Attorneys for Dylann Roof file motion for new federal trial, attempt to throw out death penalty

Dylann Roof
Dylann Roof
Attorneys for convicted Emanuel AME Church shooter Dylann Roof took aim at his death penalty in a motion for a new federal trial.

With a looming deadline, attorneys David Bruck, Kimberly Stevens and Emily Paavola filed the motion Friday in U.S. District Court in Charleston. It seeks to throw out Roof's death sentence in favor of life in prison without the possibility of release by targeting the charges eligible for capital punishment. 

Of Roof's 33 federal counts, 18 were eligible for the death penalty.
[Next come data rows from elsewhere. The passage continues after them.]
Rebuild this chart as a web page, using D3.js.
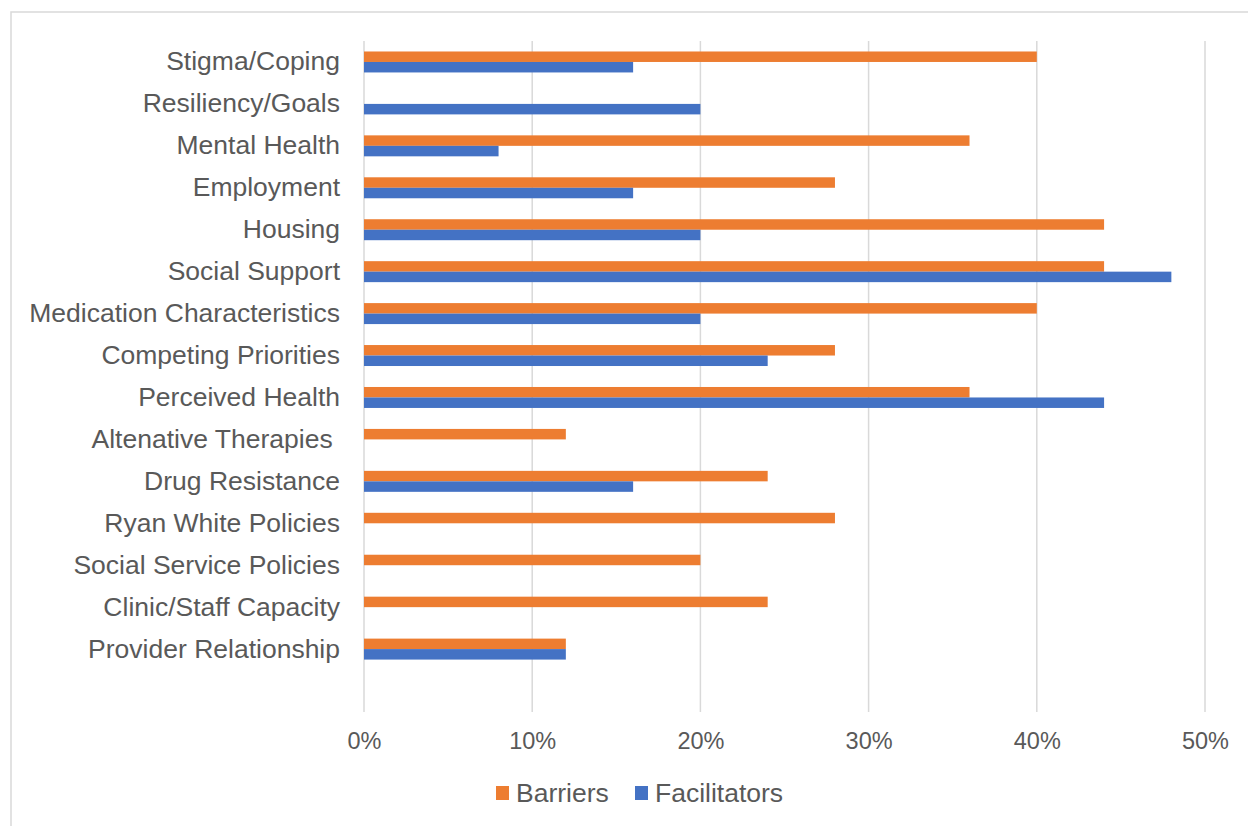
<!DOCTYPE html>
<html>
<head>
<meta charset="utf-8">
<script src="https://cdn.jsdelivr.net/npm/d3@7"></script>
<style>
  html, body { margin: 0; padding: 0; background: #fff; }
  svg { display: block; font-family: "Liberation Sans", Arial, sans-serif; }
</style>
</head>
<body>
<svg id="chart" width="1248" height="826"></svg>
<script>
// Themes, from the top of the chart to the bottom
const categories = [
  "Stigma/Coping", "Resiliency/Goals", "Mental Health", "Employment", "Housing",
  "Social Support", "Medication Characteristics", "Competing Priorities",
  "Perceived Health", "Altenative Therapies ", "Drug Resistance",
  "Ryan White Policies", "Social Service Policies", "Clinic/Staff Capacity",
  "Provider Relationship"
];
// Share of participants (fraction); null = theme not mentioned for that series
const barriers = [0.40, null, 0.36, 0.28, 0.44, 0.44, 0.40, 0.28, 0.36, 0.12, 0.24, 0.28, 0.20, 0.24, 0.12];
const facilitators = [0.16, 0.20, 0.08, 0.16, 0.20, 0.48, 0.20, 0.24, 0.44, null, 0.16, null, null, null, 0.12];
const seriesNames = ["Barriers", "Facilitators"];
const seriesColors = ["#ED7D31", "#4472C4"];
const xTicks = [0, 0.1, 0.2, 0.3, 0.4, 0.5];

const svg = d3.select("#chart");
const textColor = "#595959";
const gridColor = "#d9d9d9";

// chart frame
svg.append("rect")
  .attr("x", 11).attr("y", 12)
  .attr("width", 1260).attr("height", 840)
  .attr("fill", "#fff").attr("stroke", gridColor).attr("stroke-width", 1.5);

const plot = { left: 364, right: 1205, top: 41, bottom: 712 };
// the category axis reserves one extra empty band below the last theme
const bandStep = (plot.bottom - plot.top) / (categories.length + 1);

const x = d3.scaleLinear().domain([0, 0.5]).range([plot.left, plot.right]);
const y = d3.scaleBand()
  .domain(categories)
  .range([plot.top, plot.top + bandStep * categories.length])
  .paddingInner(0.5).paddingOuter(0.25);
const inner = d3.scaleBand().domain(seriesNames).range([0, y.bandwidth()]);

// vertical gridlines
svg.append("g")
  .selectAll("line")
  .data(xTicks)
  .join("line")
  .attr("x1", d => x(d)).attr("x2", d => x(d))
  .attr("y1", plot.top).attr("y2", plot.bottom)
  .attr("stroke", gridColor).attr("stroke-width", 1.5);

// x tick labels
const xAxis = d3.axisBottom(x).tickValues(xTicks).tickFormat(d3.format(".0%")).tickSize(0).tickPadding(0);
const gx = svg.append("g").attr("transform", `translate(0,${plot.bottom + 20})`).call(xAxis);
gx.select(".domain").remove();
gx.selectAll("text")
  .attr("fill", textColor).attr("font-size", 23.5)
  .attr("font-family", "Liberation Sans, Arial, sans-serif")
  .attr("dy", "0.71em");

// category labels
const yAxis = d3.axisLeft(y).tickSize(0).tickPadding(24);
const gy = svg.append("g").attr("transform", `translate(${plot.left},0)`).call(yAxis);
gy.select(".domain").remove();
gy.selectAll("text")
  .attr("fill", textColor).attr("font-size", 26.5)
  .attr("font-family", "Liberation Sans, Arial, sans-serif")
  .style("white-space", "pre");

// bars
const series = [barriers, facilitators];
series.forEach((vals, si) => {
  svg.append("g")
    .selectAll("rect")
    .data(categories.map((c, i) => ({ c, v: vals[i] })).filter(d => d.v != null))
    .join("rect")
    .attr("x", x(0))
    .attr("y", d => y(d.c) + inner(seriesNames[si]))
    .attr("width", d => x(d.v) - x(0))
    .attr("height", inner.bandwidth())
    .attr("fill", seriesColors[si]);
});

// legend
const legend = svg.append("g").attr("transform", "translate(496,793)");
const legendItems = [{ name: "Barriers", x: 0 }, { name: "Facilitators", x: 139 }];
legendItems.forEach((it, i) => {
  legend.append("rect")
    .attr("x", it.x).attr("y", -7)
    .attr("width", 13).attr("height", 14)
    .attr("fill", seriesColors[i]);
  legend.append("text")
    .attr("x", it.x + 20).attr("y", 0).attr("dy", "0.35em")
    .attr("fill", textColor).attr("font-size", 26.5)
    .text(it.name);
});
</script>
</body>
</html>
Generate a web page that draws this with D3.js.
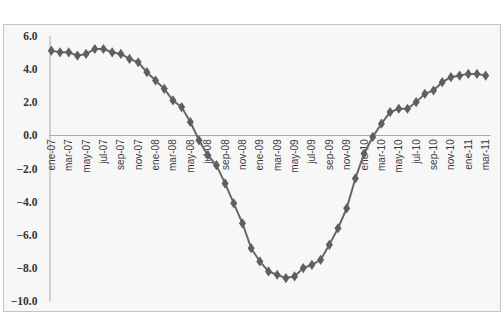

He had previously offered to plead guilty in return for a life sentence. 

The attorneys raised two issues in the filing.

First, they argued that Roof's actions didn't constitute interstate commerce because the attack was planned and executed completely within South Carolina.

The attorneys also argued that two charges — hate crime and obstructing persons in the free exercise of religious belief — were not "crimes of violence" because "they do not require the use or threat of use of 'violent physical force.'"

"As we discussed in our motion to dismiss, because both offenses may be committed in ways that do not involve the use or threat of violent force they ... cannot support (death penalty) convictions," the document said.

Roof, a 22-year-old white supremacist, was sentenced to death in January for the June 2015 mass shooting at Emanuel AME that killed nine worshippers.

It could take years, however, for the death sentence to be carried out between complex and lengthy federal appeals process and a shortage of lethal drugs used in executions.

Legal proceedings, such as Friday's motion, could take months to be sorted out, according to Robert Dunham, executive director of the Death Penalty Information Center in Washington, D.C. 

The case could later move to the Virginia-based 4th U.S. Circuit Court of Appeals where it could take months or even a year to reach oral arguments, followed by several more years of potential additional legal wrangling, Dunham said.

Roof faces another potential death sentence in his state trial, which does not yet have a start date.